◆ **Exercise brief**
Your task is to print exactly the lines from the line that contains "Convert this chart to Plotly code." through the line that contains "import plotly.graph_objects as go", with pictures left out.

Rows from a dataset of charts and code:
** BEGIN **

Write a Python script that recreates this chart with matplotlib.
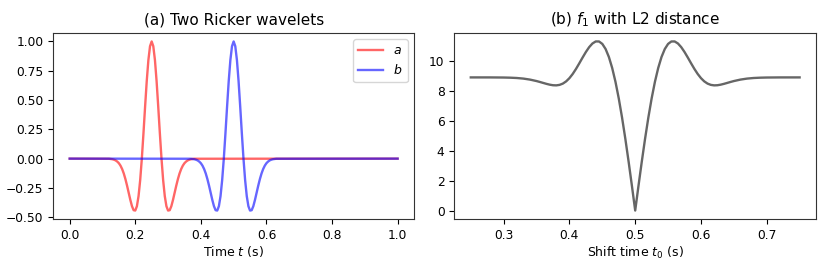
import matplotlib
matplotlib.use("Agg")
import matplotlib.pyplot as plt
import numpy as np

# --- data ---
# Ricker wavelet a (centred at 0.25 s), sampled every 5 ms over its support
t_a = np.concatenate([[0.0], np.linspace(0.12, 0.38, 53), [1.0]])
# Ricker wavelet b (centred at 0.50 s)
t_b = np.concatenate([[0.0], np.linspace(0.37, 0.63, 53), [1.0]])

# one side of the wavelet, from the peak outwards (5 ms steps)
half_shape = [1.000, 0.959, 0.841, 0.662, 0.445, 0.216, 0.000, -0.183, -0.320,
              -0.406, -0.443, -0.440, -0.406, -0.353, -0.292, -0.231, -0.175,
              -0.127, -0.089, -0.060, -0.039, -0.025, -0.015, -0.009, -0.005,
              -0.003, -0.001]
a_vals = [0.0] + half_shape[:0:-1] + half_shape + [0.0]
b_vals = [0.0] + half_shape[:0:-1] + half_shape + [0.0]

# L2 distance between shifted a and b, right half (offset from 0.5 s)
shift_off = [0.000, 0.005, 0.010, 0.015, 0.020, 0.025, 0.030, 0.035, 0.040,
             0.045, 0.050, 0.055, 0.060, 0.065, 0.070, 0.075, 0.080, 0.085,
             0.090, 0.095, 0.100, 0.105, 0.110, 0.115, 0.120, 0.125, 0.130,
             0.135, 0.140, 0.145, 0.150, 0.160, 0.170, 0.180, 0.190, 0.200,
             0.220, 0.250]
dist_half = [0.000, 1.657, 3.275, 4.813, 6.239, 7.521, 8.635, 9.564, 10.298,
             10.834, 11.177, 11.340, 11.342, 11.205, 10.959, 10.634, 10.262,
             9.875, 9.500, 9.163, 8.881, 8.664, 8.515, 8.429, 8.396, 8.405,
             8.443, 8.498, 8.561, 8.625, 8.685, 8.783, 8.850, 8.890, 8.911,
             8.922, 8.929, 8.930]
t0 = [0.5 - s for s in shift_off[:0:-1]] + [0.5 + s for s in shift_off]
l2_dist = dist_half[:0:-1] + dist_half

plt.rcParams['font.size'] = 9
plt.rcParams['xtick.labelsize'] = 8.8
plt.rcParams['ytick.labelsize'] = 8.8
plt.rcParams['axes.edgecolor'] = '#333333'

fig = plt.figure(figsize=(8.3, 2.77), dpi=100)
ax1 = fig.add_axes([0.0642, 0.2094, 0.4346, 0.6715])
ax2 = fig.add_axes([0.5474, 0.2094, 0.4358, 0.6715])

ax1.plot(t_a, a_vals, color='r', alpha=0.6, lw=1.7, label='$a$')
ax1.plot(t_b, b_vals, color='b', alpha=0.6, lw=1.7, label='$b$')
ax1.set_xlabel('Time $t$ (s)', labelpad=2)
ax1.set_title('(a) Two Ricker wavelets', fontsize=11)
ax1.legend(loc='upper right')

ax2.plot(t0, l2_dist, color='k', alpha=0.6, lw=1.7)
ax2.set_xlabel('Shift time $t_0$ (s)', labelpad=2)
ax2.set_title('(b) $f_1$ with L2 distance', fontsize=11)

fig.savefig('out.png', dpi=100)
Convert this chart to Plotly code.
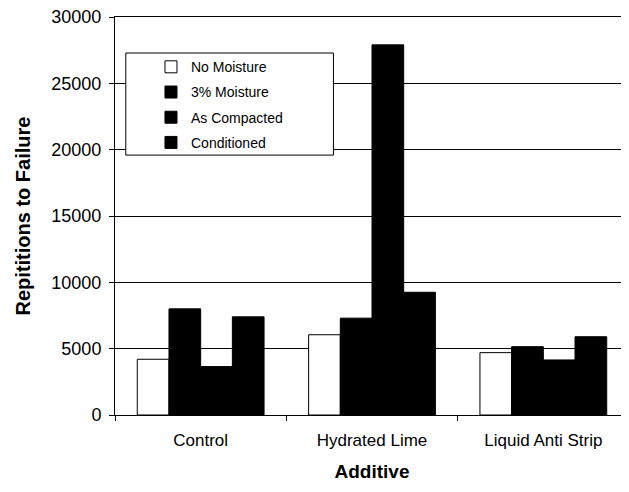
import plotly.graph_objects as go

categories = ["Control", "Hydrated Lime", "Liquid Anti Strip"]
series_names = ["No Moisture", "3% Moisture", "As Compacted", "Conditioned"]
no_moisture = [4200, 6050, 4700]
moisture_3 = [8000, 7300, 5150]
as_compacted = [3650, 27900, 4150]
conditioned = [7400, 9250, 5900]
series_values = [no_moisture, moisture_3, as_compacted, conditioned]
fills = ["white", "black", "black", "black"]
y_ticks = [0, 5000, 10000, 15000, 20000, 25000, 30000]
y_tick_labels = ["0", "5000", "10000", "15000", "20000", "25000", "30000"]

fig = go.Figure()
for name, vals, fc in zip(series_names, series_values, fills):
    fig.add_trace(go.Bar(
        x=categories, y=vals, name=name, legendgroup=name,
        marker=dict(color=fc, line=dict(color="black", width=1)),
    ))

font_family = "Arial, Liberation Sans, sans-serif"

# legend frame (white box covering gridlines)
fig.add_shape(type="rect", xref="paper", yref="paper",
              x0=0.021, x1=0.425, y0=0.653, y1=0.9095,
              fillcolor="white", line=dict(color="black", width=1), layer="above")

# page body has an 8px margin, so the figure is 8px smaller than the window
fig.update_layout(
    width=621, height=484,
    margin=dict(l=107, r=0, t=9, b=77),
    paper_bgcolor="white", plot_bgcolor="white",
    barmode="group", bargap=0.26, bargroupgap=0,
    font=dict(family=font_family, color="black"),
    showlegend=True,
    legend=dict(
        x=0.07, y=0.914, xanchor="left", yanchor="top",
        bgcolor="rgba(0,0,0,0)", borderwidth=0,
        font=dict(size=14, family=font_family, color="black"),
        tracegroupgap=4, traceorder="grouped",
    ),
    xaxis=dict(
        automargin=False,
        showline=True, linecolor="black", linewidth=1, mirror=True,
        ticks="outside", tickson="boundaries", ticklen=5, tickcolor="black",
        ticklabelstandoff=10,
        tickfont=dict(size=17, family=font_family),
        title=dict(text="<b>Additive</b>", font=dict(size=19, family=font_family)),
        showgrid=False,
    ),
    yaxis=dict(
        automargin=False,
        range=[0, 30000], tickvals=y_ticks, ticktext=y_tick_labels,
        showline=True, linecolor="black", linewidth=1,
        ticks="outside", ticklen=5, tickcolor="black",
        ticklabelstandoff=4, ticklabeloverflow="allow",
        showgrid=True, gridcolor="black", gridwidth=1,
        tickfont=dict(size=18, family=font_family),
        title=dict(text="<b>Repititions to Failure</b>", font=dict(size=20, family=font_family)),
        zeroline=False,
    ),
)

fig.write_html("out.html")
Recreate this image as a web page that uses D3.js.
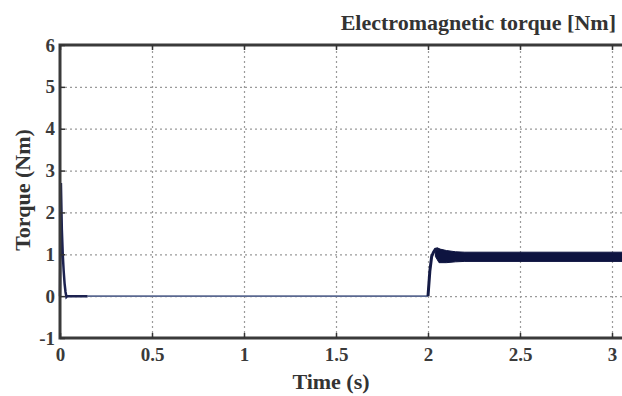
<!DOCTYPE html>
<html>
<head>
<meta charset="utf-8">
<script src="https://cdn.jsdelivr.net/npm/d3@7"></script>
<style>
  body { margin: 0; background: #fff; }
  svg { display: block; }
  .grid line { stroke: #9a9a9a; stroke-dasharray: 2,3; stroke-width: 1.2; }
  .grid path { display: none; }
</style>
</head>
<body>
<svg width="622" height="396"></svg>
<script>
// Torque trace (time s, torque Nm)
const timeStart  = [0, 0.005, 0.01, 0.015, 0.02, 0.025, 0.03, 0.035, 0.04, 0.06, 0.1, 0.15];
const torqueStart = [0, 2.7, 1.6, 1.0, 0.6, 0.3, 0.1, -0.02, 0.0, 0.0, 0.0, 0.0];

const timeFlat   = [0.15, 1.99, 2.0, 2.01, 2.02, 2.03, 2.04, 2.05, 2.06];
const torqueFlat = [0.0, 0.0, 0.0, 0.6, 0.95, 1.05, 1.12, 1.13, 1.1];

// Ripple band envelope after load step
const bandTime  = [2.04, 2.06, 2.1, 2.15, 2.2, 2.5, 3.0, 3.06];
const bandUpper = [1.12, 1.13, 1.09, 1.06, 1.05, 1.05, 1.05, 1.05];
const bandLower = [0.95, 0.8, 0.8, 0.82, 0.83, 0.83, 0.83, 0.83];

const xTicks = [0, 0.5, 1, 1.5, 2, 2.5, 3];
const yTicks = [-1, 0, 1, 2, 3, 4, 5, 6];

const svg = d3.select("svg");
const margin = {top: 45, left: 60, bottom: 338};
const serif = "'Liberation Serif', 'DejaVu Serif', serif";

const scaleX = d3.scaleLinear().domain([0, 3]).range([margin.left, 612]);
const scaleY = d3.scaleLinear().domain([-1, 6]).range([margin.bottom, margin.top]);
const right = 640;

// grid
svg.append("g")
  .attr("class", "grid")
  .attr("transform", `translate(0,${margin.bottom})`)
  .call(d3.axisBottom(scaleX).tickValues(xTicks.slice(1)).tickSize(-(margin.bottom - margin.top)).tickFormat(""));

svg.append("g")
  .attr("class", "grid")
  .attr("transform", `translate(${margin.left},0)`)
  .call(d3.axisLeft(scaleY).tickValues(yTicks.slice(1, -1)).tickSize(-(right - margin.left)).tickFormat(""));

// band
const band = d3.area()
  .x((d, i) => scaleX(bandTime[i]))
  .y0((d, i) => scaleY(bandLower[i]))
  .y1((d, i) => scaleY(bandUpper[i]));

svg.append("path")
  .attr("d", band(bandTime))
  .attr("fill", "#0e1440")
  .attr("stroke", "#0e1440")
  .attr("stroke-width", 1);

const line = d3.line().x(d => scaleX(d[0])).y(d => scaleY(d[1]));

svg.append("path")
  .attr("d", line(timeFlat.slice(0, 3).map((t, i) => [t, torqueFlat[i]])))
  .attr("fill", "none")
  .attr("stroke", "#5a6890")
  .attr("stroke-width", 1.6);

svg.append("path")
  .attr("d", line(timeFlat.slice(2).map((t, i) => [t, torqueFlat[i + 2]])))
  .attr("fill", "none")
  .attr("stroke", "#141a45")
  .attr("stroke-width", 3);

svg.append("path")
  .attr("d", line(timeStart.map((t, i) => [t, torqueStart[i]])))
  .attr("fill", "none")
  .attr("stroke", "#1c2250")
  .attr("stroke-width", 2.5);

// frame
svg.append("path")
  .attr("d", `M${right},${margin.top}H${margin.left}V${margin.bottom}H${right}`)
  .attr("fill", "none")
  .attr("stroke", "#3a3a3a")
  .attr("stroke-width", 3);

// ticks
const xAxis = svg.append("g")
  .attr("transform", `translate(0,${margin.bottom})`)
  .call(d3.axisBottom(scaleX).tickValues(xTicks).tickSize(-5).tickPadding(10).tickFormat(d => d));
xAxis.select(".domain").remove();
xAxis.selectAll(".tick line").attr("stroke", "#333").attr("stroke-width", 1.5);

svg.append("g")
  .attr("transform", `translate(0,${margin.top})`)
  .call(d3.axisTop(scaleX).tickValues(xTicks).tickSize(-5).tickFormat(""))
  .call(g => g.select(".domain").remove())
  .selectAll(".tick line").attr("stroke", "#333").attr("stroke-width", 1.5);

const yAxis = svg.append("g")
  .attr("transform", `translate(${margin.left},0)`)
  .call(d3.axisLeft(scaleY).tickValues(yTicks).tickSize(-5).tickPadding(5).tickFormat(d => d));
yAxis.select(".domain").remove();
yAxis.selectAll(".tick line").attr("stroke", "#333").attr("stroke-width", 1.5);

[xAxis, yAxis].forEach(a => a.selectAll(".tick text")
  .attr("font-family", serif)
  .attr("font-size", 19)
  .attr("font-weight", "bold")
  .attr("fill", "#3a3a3a"));

// labels
svg.append("text")
  .attr("x", 616).attr("y", 30)
  .attr("text-anchor", "end")
  .attr("font-family", serif).attr("font-weight", "bold").attr("font-size", 22)
  .attr("fill", "#333")
  .text("Electromagnetic torque [Nm]");

svg.append("text")
  .attr("x", 331).attr("y", 389)
  .attr("text-anchor", "middle")
  .attr("font-family", serif).attr("font-weight", "bold").attr("font-size", 22)
  .attr("fill", "#333")
  .text("Time (s)");

svg.append("text")
  .attr("transform", "translate(30,190) rotate(-90)")
  .attr("text-anchor", "middle")
  .attr("font-family", serif).attr("font-weight", "bold").attr("font-size", 22)
  .attr("fill", "#333")
  .text("Torque (Nm)");
</script>
</body>
</html>
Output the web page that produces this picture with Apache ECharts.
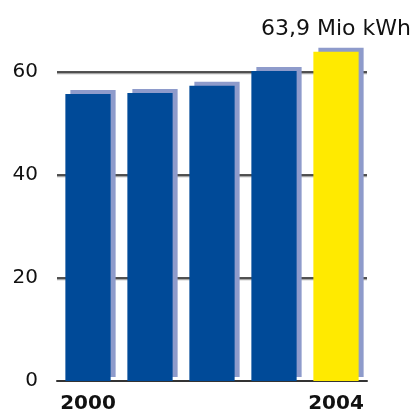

** END **

◆ **Task response**
Convert this chart to Plotly code.
import plotly.graph_objects as go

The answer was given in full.